Monte Ritchie – Part I
Americans are surely the most diversified people in the world. It is almost inconceivable that you could determine an interesting subject on which almost everyone can agree is, actually, interesting.
I believe there is, though, one subject that is interesting to other people; that being – other people.
Therefore, meet Montgomery H.W. Ritchie.
Monte was a slim, wiry man, with jutting jaw and a black mustache. His step was quick. If he arose later than an hour before sun up, his day was ruined. He spoke with a strong British accent, piloted his own plane, and belonged to several New England men’s clubs.
In many ways he was the most unusual man I ever knew.
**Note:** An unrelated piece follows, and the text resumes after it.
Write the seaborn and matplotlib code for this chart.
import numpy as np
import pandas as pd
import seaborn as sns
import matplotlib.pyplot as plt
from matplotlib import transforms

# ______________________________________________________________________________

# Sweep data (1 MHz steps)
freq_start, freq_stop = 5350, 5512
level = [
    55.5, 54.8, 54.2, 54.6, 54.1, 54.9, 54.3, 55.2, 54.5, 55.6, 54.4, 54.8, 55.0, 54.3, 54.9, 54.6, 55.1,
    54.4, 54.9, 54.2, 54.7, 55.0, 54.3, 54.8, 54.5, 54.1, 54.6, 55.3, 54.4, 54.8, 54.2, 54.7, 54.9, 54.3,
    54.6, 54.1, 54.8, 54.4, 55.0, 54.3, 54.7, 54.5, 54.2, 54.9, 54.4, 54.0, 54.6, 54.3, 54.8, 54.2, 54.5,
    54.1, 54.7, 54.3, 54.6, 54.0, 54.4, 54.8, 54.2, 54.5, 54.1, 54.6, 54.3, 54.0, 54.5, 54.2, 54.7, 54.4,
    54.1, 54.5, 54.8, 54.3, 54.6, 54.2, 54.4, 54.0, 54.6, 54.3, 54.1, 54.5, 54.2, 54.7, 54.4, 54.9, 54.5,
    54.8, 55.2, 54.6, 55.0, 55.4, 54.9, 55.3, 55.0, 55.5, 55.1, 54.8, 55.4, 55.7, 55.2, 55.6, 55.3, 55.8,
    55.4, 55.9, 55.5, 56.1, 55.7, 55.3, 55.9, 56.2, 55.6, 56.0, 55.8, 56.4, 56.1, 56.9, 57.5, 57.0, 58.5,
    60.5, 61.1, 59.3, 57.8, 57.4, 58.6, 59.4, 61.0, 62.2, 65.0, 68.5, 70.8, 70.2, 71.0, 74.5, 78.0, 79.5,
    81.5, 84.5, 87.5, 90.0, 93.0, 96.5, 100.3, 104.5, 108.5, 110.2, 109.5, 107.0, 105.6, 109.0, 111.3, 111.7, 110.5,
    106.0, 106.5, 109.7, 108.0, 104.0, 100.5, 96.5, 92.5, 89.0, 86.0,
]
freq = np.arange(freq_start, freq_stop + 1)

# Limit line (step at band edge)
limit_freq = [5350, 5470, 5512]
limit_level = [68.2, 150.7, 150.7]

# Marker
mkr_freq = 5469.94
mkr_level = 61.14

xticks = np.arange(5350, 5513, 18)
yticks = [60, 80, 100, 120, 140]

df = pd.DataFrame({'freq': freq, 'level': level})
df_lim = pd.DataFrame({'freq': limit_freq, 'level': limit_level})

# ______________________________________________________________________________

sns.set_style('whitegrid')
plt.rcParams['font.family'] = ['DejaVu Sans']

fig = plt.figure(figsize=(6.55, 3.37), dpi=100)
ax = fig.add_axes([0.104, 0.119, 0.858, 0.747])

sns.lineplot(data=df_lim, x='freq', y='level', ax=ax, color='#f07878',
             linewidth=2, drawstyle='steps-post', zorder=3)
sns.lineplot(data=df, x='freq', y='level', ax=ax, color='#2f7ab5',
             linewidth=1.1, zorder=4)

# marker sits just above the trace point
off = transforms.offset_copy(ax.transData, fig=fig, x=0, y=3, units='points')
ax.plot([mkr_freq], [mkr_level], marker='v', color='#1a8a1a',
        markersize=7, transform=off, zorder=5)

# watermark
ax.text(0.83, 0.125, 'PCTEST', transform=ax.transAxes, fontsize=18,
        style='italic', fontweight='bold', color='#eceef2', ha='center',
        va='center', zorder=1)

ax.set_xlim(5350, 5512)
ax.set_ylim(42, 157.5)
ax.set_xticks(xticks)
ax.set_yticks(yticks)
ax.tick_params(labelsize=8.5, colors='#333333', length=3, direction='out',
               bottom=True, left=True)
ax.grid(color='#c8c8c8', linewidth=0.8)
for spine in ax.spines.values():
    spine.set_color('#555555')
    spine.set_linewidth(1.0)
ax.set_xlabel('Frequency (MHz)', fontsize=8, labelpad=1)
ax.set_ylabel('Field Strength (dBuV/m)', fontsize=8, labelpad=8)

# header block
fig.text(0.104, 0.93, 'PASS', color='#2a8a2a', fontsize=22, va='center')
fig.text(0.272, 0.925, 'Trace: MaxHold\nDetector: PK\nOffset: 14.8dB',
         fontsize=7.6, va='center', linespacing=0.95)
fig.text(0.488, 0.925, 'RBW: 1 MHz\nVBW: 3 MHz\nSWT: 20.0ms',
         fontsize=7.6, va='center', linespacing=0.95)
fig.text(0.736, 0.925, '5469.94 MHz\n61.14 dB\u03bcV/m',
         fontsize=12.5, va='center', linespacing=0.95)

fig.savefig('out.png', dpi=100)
He was owner of a ranch that covered a million Texas Panhandle acres.
Although he was born of wealthy parents, though he never saw a cow or bull or a horse, rope, bridle or saddle until he was 21 years old, Monte could get as dirty and sweaty, brand a cow or saddle, break and ride a range bronc fully as well as any cowboy who ever called himself a JA cowpoke.
Ritchie’s ranch, the JA, is almost as old as the history of the Texas cow country. His step-grandfather, John Adair, an Irish financier, made a deal with one Col. Charles Goodnight whereby they started the JA in 1876. When Adair died, Ritchie’s grandmother actively managed the holdings, at that time about one million acres, and later turned the reins over to her son, Dick, who was Monte’s father.
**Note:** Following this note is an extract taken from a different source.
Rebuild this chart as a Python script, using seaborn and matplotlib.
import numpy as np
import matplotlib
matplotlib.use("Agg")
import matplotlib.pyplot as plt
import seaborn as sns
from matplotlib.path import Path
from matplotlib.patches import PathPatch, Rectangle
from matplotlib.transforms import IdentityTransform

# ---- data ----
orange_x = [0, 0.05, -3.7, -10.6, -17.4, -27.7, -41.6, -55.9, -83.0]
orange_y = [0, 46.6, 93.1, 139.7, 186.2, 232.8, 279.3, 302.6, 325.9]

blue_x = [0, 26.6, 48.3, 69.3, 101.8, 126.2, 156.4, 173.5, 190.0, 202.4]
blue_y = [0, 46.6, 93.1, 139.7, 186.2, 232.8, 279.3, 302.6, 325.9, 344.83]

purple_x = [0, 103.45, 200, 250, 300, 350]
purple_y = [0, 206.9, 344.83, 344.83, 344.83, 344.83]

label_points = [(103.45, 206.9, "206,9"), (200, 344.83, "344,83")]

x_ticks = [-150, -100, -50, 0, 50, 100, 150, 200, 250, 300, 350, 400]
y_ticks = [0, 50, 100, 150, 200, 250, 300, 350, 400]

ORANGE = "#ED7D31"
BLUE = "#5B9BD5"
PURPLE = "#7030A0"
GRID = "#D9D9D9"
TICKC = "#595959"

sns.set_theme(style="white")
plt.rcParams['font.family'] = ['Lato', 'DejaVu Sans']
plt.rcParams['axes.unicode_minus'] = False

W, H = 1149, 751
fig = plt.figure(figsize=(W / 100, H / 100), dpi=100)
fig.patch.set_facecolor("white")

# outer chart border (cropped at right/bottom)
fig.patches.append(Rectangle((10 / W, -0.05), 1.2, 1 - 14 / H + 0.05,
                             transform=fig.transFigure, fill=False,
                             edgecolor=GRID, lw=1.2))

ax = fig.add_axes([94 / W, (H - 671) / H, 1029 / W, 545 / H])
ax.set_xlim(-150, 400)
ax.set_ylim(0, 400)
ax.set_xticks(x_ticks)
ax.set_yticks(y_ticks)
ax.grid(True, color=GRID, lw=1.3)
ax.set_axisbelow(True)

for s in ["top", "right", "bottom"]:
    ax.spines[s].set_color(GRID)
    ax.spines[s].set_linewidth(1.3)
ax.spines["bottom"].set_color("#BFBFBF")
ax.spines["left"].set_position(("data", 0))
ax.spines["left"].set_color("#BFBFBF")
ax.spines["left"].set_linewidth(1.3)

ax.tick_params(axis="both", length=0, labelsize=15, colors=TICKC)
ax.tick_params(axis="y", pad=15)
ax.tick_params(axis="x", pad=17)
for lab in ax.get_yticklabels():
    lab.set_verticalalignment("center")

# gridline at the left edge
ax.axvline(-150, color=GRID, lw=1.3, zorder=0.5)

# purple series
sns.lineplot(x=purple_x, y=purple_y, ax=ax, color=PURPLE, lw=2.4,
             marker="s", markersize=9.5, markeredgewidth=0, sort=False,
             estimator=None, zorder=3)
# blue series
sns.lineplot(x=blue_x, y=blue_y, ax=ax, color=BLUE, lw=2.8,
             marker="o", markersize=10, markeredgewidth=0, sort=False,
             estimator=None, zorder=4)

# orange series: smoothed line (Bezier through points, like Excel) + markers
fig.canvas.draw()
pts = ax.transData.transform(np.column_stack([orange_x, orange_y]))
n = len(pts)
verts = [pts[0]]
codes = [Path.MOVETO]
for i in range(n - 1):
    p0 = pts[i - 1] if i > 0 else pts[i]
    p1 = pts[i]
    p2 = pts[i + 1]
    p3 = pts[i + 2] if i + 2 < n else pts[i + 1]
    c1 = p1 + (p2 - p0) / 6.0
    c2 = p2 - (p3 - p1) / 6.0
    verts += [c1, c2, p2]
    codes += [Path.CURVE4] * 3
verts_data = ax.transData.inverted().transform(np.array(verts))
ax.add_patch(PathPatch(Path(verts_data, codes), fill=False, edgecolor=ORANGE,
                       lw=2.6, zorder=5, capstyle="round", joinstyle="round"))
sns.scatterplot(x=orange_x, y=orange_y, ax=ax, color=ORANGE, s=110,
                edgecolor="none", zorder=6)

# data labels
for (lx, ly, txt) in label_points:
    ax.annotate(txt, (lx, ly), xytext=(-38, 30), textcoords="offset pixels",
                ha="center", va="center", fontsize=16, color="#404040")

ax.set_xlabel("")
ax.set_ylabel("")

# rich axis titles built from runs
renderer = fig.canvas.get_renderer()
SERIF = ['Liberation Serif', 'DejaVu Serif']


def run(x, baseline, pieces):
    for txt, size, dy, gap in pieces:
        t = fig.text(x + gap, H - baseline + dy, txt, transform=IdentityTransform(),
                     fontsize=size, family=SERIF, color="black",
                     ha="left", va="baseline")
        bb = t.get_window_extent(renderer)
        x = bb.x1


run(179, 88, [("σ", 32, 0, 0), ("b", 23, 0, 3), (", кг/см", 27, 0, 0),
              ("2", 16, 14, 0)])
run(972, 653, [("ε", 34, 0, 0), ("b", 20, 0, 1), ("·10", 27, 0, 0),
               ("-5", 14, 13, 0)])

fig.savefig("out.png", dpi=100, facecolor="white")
The JA lies half in, half out of the Palo Duro Canyon, which gives birth to the storied Red River. JA cattle, some 10,000 or more at the ranch's prime, graze buffalo grass and grama grass on the high plains in the summer and live on bluestream and salt grass in the brakes of the canyon during the winter.
Monte Ritchie was not a man to treat lightly.
The first time I met him, he caused me to hate him thoroughly. I walked into his office, told him I was there to do a story for a magazine, and he fairly bristled.
“I didn’t give permission for you to come on my ranch,” he snapped. “This is my property.”
Considerably abashed, I explained that he had given me permission through his ranch foreman. He shook his head. “You are wrong. I’m busy and have no time to fool with you.”
I explained that writing such a story as the one I proposed was not under the heading of “foolishness.”
After vigorous pleading, done with red face, pounding heart and taut nerves, Ritchie agreed to give my case further consideration. “Come back tomorrow,” he said. “I’ll give you a decision then.”
After driving a thousand miles because he had once said come on, it was with much anger that I drove off those desolate plains another hundred miles to a motel. But the next morning Ritchie appeared somewhat mortified. He consented to the story and invited my photographer and me to dinner that night.
Dinner at the ranch house, out on the plains, was a strange event. If you ever saw the movie, “Giant,” you might picture the gaunt Benedlot mansion, gigantic but reduced to miniature in that red space, as the JA headquarters. Inside this monstrous house were elaborate furnishings. Paintings of the old masters lined the walls. I had the feeling of that I was not in the middle of the Staked Plains, but in some European mansion.
Ritchie was a gracious host. He had a fine cook, of whom he lived in mortal fear… fear that she might leave him and he would have to live without the fine cuisine of which he was so fond. What I discovered of his discreet handling of the cook, Mrs. Hicks, was to prove most interesting.